Let’s back it up, pups. [I’m not really calling you a dog, just rhyming.]
Anyways, I will begin with this. One complaint. The Tabernacle sells too many tickets. And standing up for 2 1/2 hours just isn’t the good time that it used to be. And by “used to be” I mean “never was”.
The concert, as previously mentioned, was amazing. Our location, not primo. But decent. You will see in all the videos a mysterious moving metal arm. Apparently they were videoing the concert and the arm has a “I love to block Annie’s view” mind of it’s own. But the show was incredible. This is like Musical Hanukkah for me- Dave Barnes and then Phil Wickham 7 nights later? All I need is Bebo Norman lighting the menorah and all would be perfect.
Here’s Phil singing one of his new songs, “Cannons”. A few things to notice before watching:
1) No, you can NOT hear me singing. I deleted that one.
2) At about -0:28, Phil does the sickest guitar strumming. I know that others can do it as well, but it still impresses me.
3) This man’s voice is my favorite.
Like I said, pictures were illegal. I have no idea where this one came from. Sorry about the blur- no flash. Ahem… I assume that was the cause. How would I know?
Now for your total pleasure: An idiotic Annie story.
So Phil Wickham has a blog. Have I told you that before? Anyways, I read it. Sue me. On the right, he has three links. One of them is a guy who travels with Phil- maybe the tour manager? Phil’s handler? Well, I read that one too. Sue me.
And I had seen on the blog that after Phil performs, he signs autographs, shakes hands, kisses babies, these kinds of things. And I had seen that Phil’s handler was NOT happy with some previous crowds because they didn’t line up well when it was meet and greet time. The crowd was mean in L.A., shoving, making mean faces, unkind comments. Oh Christians, we can be so lovely.
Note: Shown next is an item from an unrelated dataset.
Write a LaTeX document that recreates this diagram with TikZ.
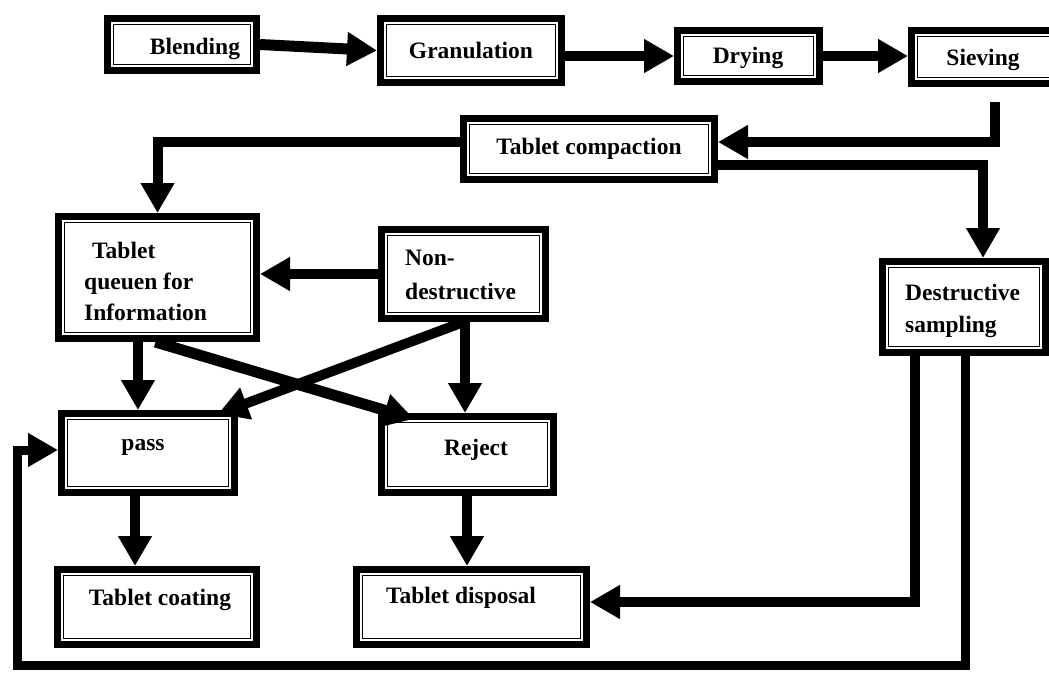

So my friend Liz decides she wants to meet Phil. I’m in. Are you kidding me? Have you read my blog before? Of course I’m all over that. We walk out to the lobby which is really small- there are staircases going down and up all around the merch tables. My mind is spinning, “Where do we form a line? I don’t want to make blog guy mad!” So I’m looking to my left talking the situation over with Liz …. and someone bumps into my arm.
Yep. Read the blog post title again and use your detective skills to figure out what happened.[Marie, this is the part you should have been expecting.]
Phil is standing right beside me and now the desire to make a line is almost panicking me. I see his handler. I think I better make a line before I talk to him, even though no one is around except the three of us. Seriously, I really don’t want to make the blog for being part of a bad line experience.
Liz and I putter around in a small circle awkwardly waiting to see what was going to happen. Other fans arrive. Finally Phil starts shaking hands, etc. We step up. I introduce myself, Liz does the same, we ask if Liz can have a picture, I explain that I already have a picture (in many more words- you know how I get when I’m nervous), and then we take the picture.How cute, huh? Hello, Stache-y Phil. That’s new. Fresh grown. Good thing I adore his voice and his writing. [Have you listened to his songs yet? Or read the lyrics? Genius.]
At this point, Liz and I are cracking up. And I’m dying to get a photo of Phil with the crowd, honestly to show you how difficult it was to make a line. So we walk down the stairs and turn back to photograph. How’d it go?Not so good the first time, huh? So let’s try again.
Better. I would have kept trying, but every time I pointed my camera up there, Phil would look down and laugh- obviously mocking both Liz and I. Yes, she was a part of it too. I’m not alone in my …. uh …. behaviors. And at this point, we are both laughing so hard that we look stupid.
This one shows you the set up. That is all the space we had. The stairs are right on the bottom on the photo. Tell me, where does one form a line? I’m a first born child. I believe in following the rules.
I saw the blogger guy standing by; I just knew we were going to be scolded for not getting in line. So when I got home, I just took care of the situation myself. [Read my comment then please scroll down and read his response. We’re obviously friends now.]
Listen, it’s called SHAMELESS. Try it sometime.